*Task statement*: Sort through the entries below and pull out lines containing the word "that".

*Supplied material*:
# # # #
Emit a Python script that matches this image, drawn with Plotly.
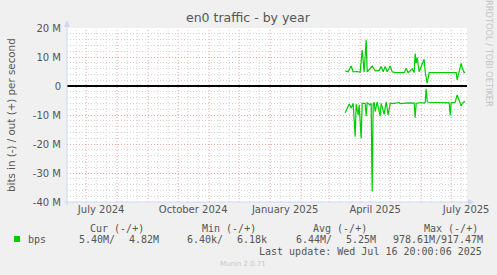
# # # #
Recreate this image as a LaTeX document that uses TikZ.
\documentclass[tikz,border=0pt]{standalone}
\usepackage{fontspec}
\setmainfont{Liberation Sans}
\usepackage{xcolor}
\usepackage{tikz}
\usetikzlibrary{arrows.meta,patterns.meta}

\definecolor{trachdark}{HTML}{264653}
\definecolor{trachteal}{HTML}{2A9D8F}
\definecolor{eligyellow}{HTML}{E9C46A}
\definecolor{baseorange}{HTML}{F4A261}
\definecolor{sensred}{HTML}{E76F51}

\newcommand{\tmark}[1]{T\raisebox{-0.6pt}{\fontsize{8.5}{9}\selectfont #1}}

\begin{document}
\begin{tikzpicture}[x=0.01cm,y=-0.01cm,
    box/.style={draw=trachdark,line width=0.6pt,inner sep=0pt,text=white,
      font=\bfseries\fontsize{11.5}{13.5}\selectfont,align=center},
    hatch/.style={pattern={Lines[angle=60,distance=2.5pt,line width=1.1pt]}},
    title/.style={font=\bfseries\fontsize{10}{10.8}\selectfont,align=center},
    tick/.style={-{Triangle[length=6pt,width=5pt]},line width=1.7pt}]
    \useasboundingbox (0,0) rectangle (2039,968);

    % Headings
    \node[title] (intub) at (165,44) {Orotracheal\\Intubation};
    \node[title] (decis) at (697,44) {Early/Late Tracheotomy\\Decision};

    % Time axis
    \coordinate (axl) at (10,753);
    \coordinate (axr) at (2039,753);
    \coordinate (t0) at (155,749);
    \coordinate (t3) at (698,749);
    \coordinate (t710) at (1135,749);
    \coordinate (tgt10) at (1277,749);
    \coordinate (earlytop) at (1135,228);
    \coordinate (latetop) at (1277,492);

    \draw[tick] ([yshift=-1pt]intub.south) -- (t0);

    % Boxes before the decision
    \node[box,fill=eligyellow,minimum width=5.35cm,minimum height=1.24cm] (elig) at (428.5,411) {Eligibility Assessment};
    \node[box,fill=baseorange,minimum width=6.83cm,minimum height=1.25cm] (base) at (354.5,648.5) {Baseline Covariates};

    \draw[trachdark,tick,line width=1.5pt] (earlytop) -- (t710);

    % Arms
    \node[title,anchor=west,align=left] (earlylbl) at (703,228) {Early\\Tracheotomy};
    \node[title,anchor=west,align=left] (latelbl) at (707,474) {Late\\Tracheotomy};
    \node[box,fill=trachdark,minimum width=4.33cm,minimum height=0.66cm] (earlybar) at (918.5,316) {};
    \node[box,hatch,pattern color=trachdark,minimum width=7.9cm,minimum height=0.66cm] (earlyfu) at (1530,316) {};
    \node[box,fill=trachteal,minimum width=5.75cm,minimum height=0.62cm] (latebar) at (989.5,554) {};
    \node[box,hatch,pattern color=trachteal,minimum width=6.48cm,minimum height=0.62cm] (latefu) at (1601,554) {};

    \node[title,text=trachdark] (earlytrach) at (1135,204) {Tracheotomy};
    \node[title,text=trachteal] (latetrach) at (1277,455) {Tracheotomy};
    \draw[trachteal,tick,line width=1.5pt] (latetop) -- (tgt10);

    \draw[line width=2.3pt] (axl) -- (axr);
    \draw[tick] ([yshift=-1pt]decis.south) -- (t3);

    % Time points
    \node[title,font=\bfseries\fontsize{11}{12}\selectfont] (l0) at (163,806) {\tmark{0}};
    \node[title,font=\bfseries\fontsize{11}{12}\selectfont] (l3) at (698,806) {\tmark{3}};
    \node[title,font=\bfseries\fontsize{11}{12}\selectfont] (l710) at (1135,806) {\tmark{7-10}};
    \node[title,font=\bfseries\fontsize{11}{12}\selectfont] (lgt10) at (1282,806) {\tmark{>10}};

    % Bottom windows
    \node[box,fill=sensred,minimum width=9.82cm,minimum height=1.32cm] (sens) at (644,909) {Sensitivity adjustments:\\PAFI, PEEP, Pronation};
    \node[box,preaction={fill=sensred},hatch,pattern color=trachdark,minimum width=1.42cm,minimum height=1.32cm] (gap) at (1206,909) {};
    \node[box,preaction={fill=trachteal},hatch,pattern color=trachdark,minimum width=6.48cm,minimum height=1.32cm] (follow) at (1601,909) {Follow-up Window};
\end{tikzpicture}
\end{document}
# # # #
*Worked solution*:
Emit a Python script that matches this image, drawn with Plotly.
Recreate this image as a LaTeX document that uses TikZ.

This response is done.